5. Manufacturing and Line Coordination
Manufacturing coordination aligns packaging design with equipment capability. Engineers verify case erecting, filling, sealing, and palletizing parameters to control scrap and downtime. Line trials confirm run speeds, glue or seal consistency, and changeover time. Adjustments are documented to maintain repeatability across shifts and plants.
6. Documentation, Compliance, and Sustainability
Documentation defines packaging specifications, bills of material, and revision history. Engineers support compliance with food-contact, hazardous material, and labeling requirements, if applicable. Sustainability work tracks material reduction percentages, recycled content levels, and end-of-life pathways such as curbside recycling or industrial composting. Changes are approved through formal change control.
What is the Salary of a Packaging Engineer?
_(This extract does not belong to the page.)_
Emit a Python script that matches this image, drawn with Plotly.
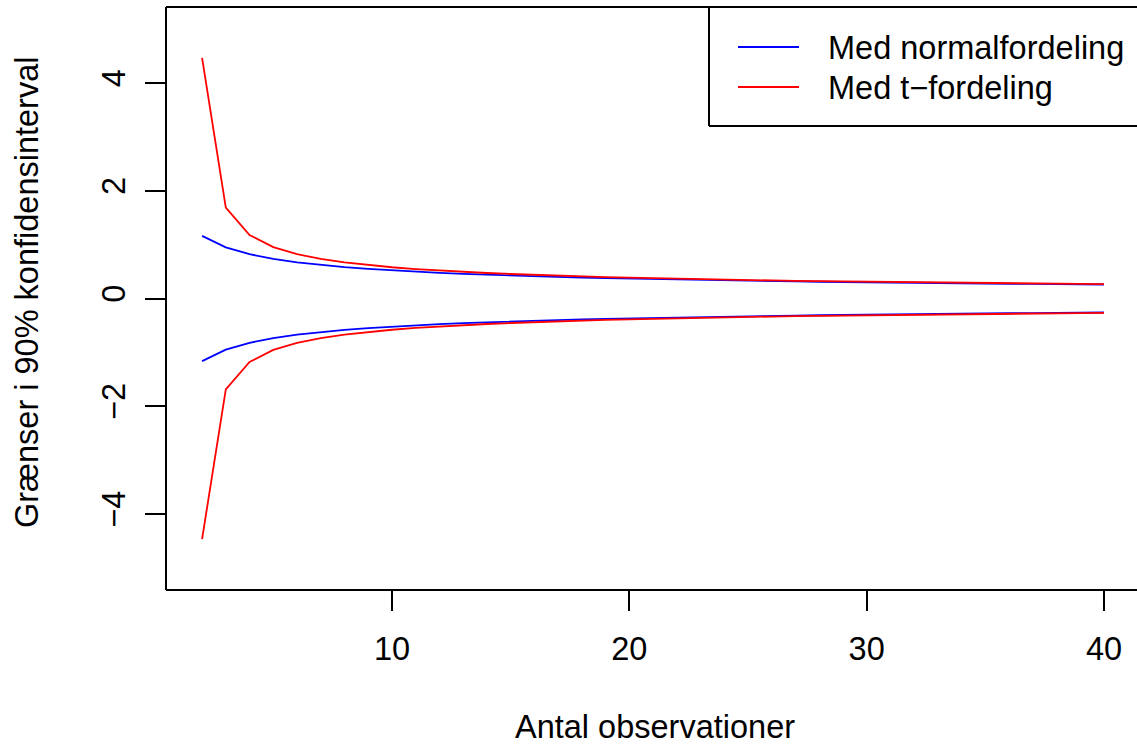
import plotly.graph_objects as go

# ---- data ----
n_obs = list(range(2, 41))
normal_upper = [1.163, 0.950, 0.822, 0.736, 0.672, 0.622, 0.582, 0.548, 0.520, 0.496,
                0.475, 0.456, 0.440, 0.425, 0.411, 0.399, 0.388, 0.377, 0.368, 0.359,
                0.351, 0.343, 0.336, 0.329, 0.323, 0.317, 0.311, 0.305, 0.300, 0.295,
                0.291, 0.286, 0.282, 0.278, 0.274, 0.270, 0.267, 0.263, 0.260]
normal_lower = [-1.163, -0.950, -0.822, -0.736, -0.672, -0.622, -0.582, -0.548, -0.520, -0.496,
                -0.475, -0.456, -0.440, -0.425, -0.411, -0.399, -0.388, -0.377, -0.368, -0.359,
                -0.351, -0.343, -0.336, -0.329, -0.323, -0.317, -0.311, -0.305, -0.300, -0.295,
                -0.291, -0.286, -0.282, -0.278, -0.274, -0.270, -0.267, -0.263, -0.260]
t_upper = [4.465, 1.686, 1.177, 0.953, 0.823, 0.734, 0.670, 0.620, 0.580, 0.546,
           0.518, 0.494, 0.473, 0.455, 0.438, 0.423, 0.410, 0.398, 0.387, 0.376,
           0.367, 0.358, 0.350, 0.342, 0.335, 0.328, 0.322, 0.316, 0.310, 0.305,
           0.300, 0.295, 0.290, 0.286, 0.282, 0.278, 0.274, 0.270, 0.266]
t_lower = [-4.465, -1.686, -1.177, -0.953, -0.823, -0.734, -0.670, -0.620, -0.580, -0.546,
           -0.518, -0.494, -0.473, -0.455, -0.438, -0.423, -0.410, -0.398, -0.387, -0.376,
           -0.367, -0.358, -0.350, -0.342, -0.335, -0.328, -0.322, -0.316, -0.310, -0.305,
           -0.300, -0.295, -0.290, -0.286, -0.282, -0.278, -0.274, -0.270, -0.266]

x_ticks = [10, 20, 30, 40]
y_ticks = [-4, -2, 0, 2, 4]
y_ticktext = ["\u22124", "\u22122", "0", "2", "4"]
legend_labels = ["Med normalfordeling", "Med t\u2212fordeling"]
colors = ["#0000FF", "#FF0000"]

# ---- layout geometry (pixels) ----
W, H = 1137, 746
L, R, T, B = 166, 1137, 7, 590
FONT = "Liberation Sans, Arial, sans-serif"
FS = 32.5


def px(xp):
    return (xp - L) / (R - L)


def py(yp):
    return (B - yp) / (B - T)


fig = go.Figure()
for xs, col in [(normal_upper, colors[0]), (normal_lower, colors[0]),
                (t_upper, colors[1]), (t_lower, colors[1])]:
    fig.add_trace(go.Scatter(x=n_obs, y=xs, mode="lines",
                             line=dict(color=col, width=1.8), showlegend=False,
                             hoverinfo="skip"))

shapes = [
    # plot box (right edge falls outside the image)
    dict(type="line", xref="paper", yref="paper", x0=0, x1=1.05, y0=1, y1=1,
         line=dict(color="black", width=2)),
    dict(type="line", xref="paper", yref="paper", x0=0, x1=1.05, y0=0, y1=0,
         line=dict(color="black", width=2)),
    dict(type="line", xref="paper", yref="paper", x0=0, x1=0, y0=0, y1=1,
         line=dict(color="black", width=2)),
    # legend box
    dict(type="line", xref="paper", yref="paper", x0=px(709), x1=px(709), y0=py(126), y1=1,
         line=dict(color="black", width=2)),
    dict(type="line", xref="paper", yref="paper", x0=px(709), x1=1.05, y0=py(126), y1=py(126),
         line=dict(color="black", width=2)),
]
annotations = []
for i, (lab, col) in enumerate(zip(legend_labels, colors)):
    yl = [47, 87][i]
    shapes.append(dict(type="line", xref="paper", yref="paper", x0=px(738), x1=px(799),
                       y0=py(yl), y1=py(yl), line=dict(color=col, width=2)))
    annotations.append(dict(text=lab, xref="paper", yref="paper", x=px(826), y=py(yl + 1),
                            xanchor="left", yanchor="middle", showarrow=False,
                            font=dict(family=FONT, size=FS, color="black")))

annotations.append(dict(text="Antal observationer", xref="paper", yref="paper",
                        x=px(655), y=py(727), xanchor="center", yanchor="middle",
                        showarrow=False, font=dict(family=FONT, size=FS, color="black")))
annotations.append(dict(text="Gr\u00e6nser i 90% konfidensinterval", xref="paper", yref="paper",
                        x=px(27), y=py(293), xanchor="center", yanchor="middle", textangle=-90,
                        showarrow=False, font=dict(family=FONT, size=FS, color="black")))

fig.update_layout(
    width=W, height=H,
    margin=dict(l=L, r=W - R, t=T, b=H - B, pad=0),
    paper_bgcolor="white", plot_bgcolor="white",
    showlegend=False,
    shapes=shapes, annotations=annotations,
    font=dict(family=FONT, size=FS, color="black"),
    xaxis=dict(range=[0.48, 41.39], tickvals=x_ticks, ticks="outside", ticklen=20,
               tickwidth=2, tickcolor="black", showgrid=False, zeroline=False,
               showline=False, ticklabelstandoff=10,
               tickfont=dict(family=FONT, size=FS, color="black")),
    yaxis=dict(range=[-5.41, 5.41], tickvals=y_ticks, ticktext=y_ticktext, ticks="outside",
               ticklen=20, tickwidth=2, tickcolor="black", showgrid=False, zeroline=False,
               showline=False, tickangle=-90, ticklabelstandoff=7,
               tickfont=dict(family=FONT, size=FS, color="black")),
)

fig.write_html(
    "out.html",
    config={"displayModeBar": False},
    post_script="document.body.style.margin='0';document.body.style.overflow='hidden';",
)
The salary of a packaging engineer in the United States reflects experience level, technical scope, and industry responsibility. Average annual pay is about $94,965, with hourly earnings of $45.66. Median compensation reaches roughly $100,830 per year, showing higher pay for roles with greater ownership and decision impact.
Salary Range by Experience Level
Entry and early career packaging engineers earn close to $58,700 per year at the lower end of the range. Senior and lead engineers earn more than $144,000 annually, driven by advanced technical responsibility and strategic involvement.
Factors That Influence Compensation
Higher salaries align with senior roles, global packaging oversight, and specialization in sustainability or complex material systems. Industry sector and company size also affect pay, with consumer goods and large manufacturing organizations offering stronger compensation bands. Geographic location further shapes salary levels due to the cost of living and regional demand.
Salary Growth and Career Progression
Salary progression depends more on scope and impact than tenure alone. Packaging engineers who manage multi-brand platforms, lead regional programs, or deliver measurable cost and material reductions earn higher compensation due to direct operational value.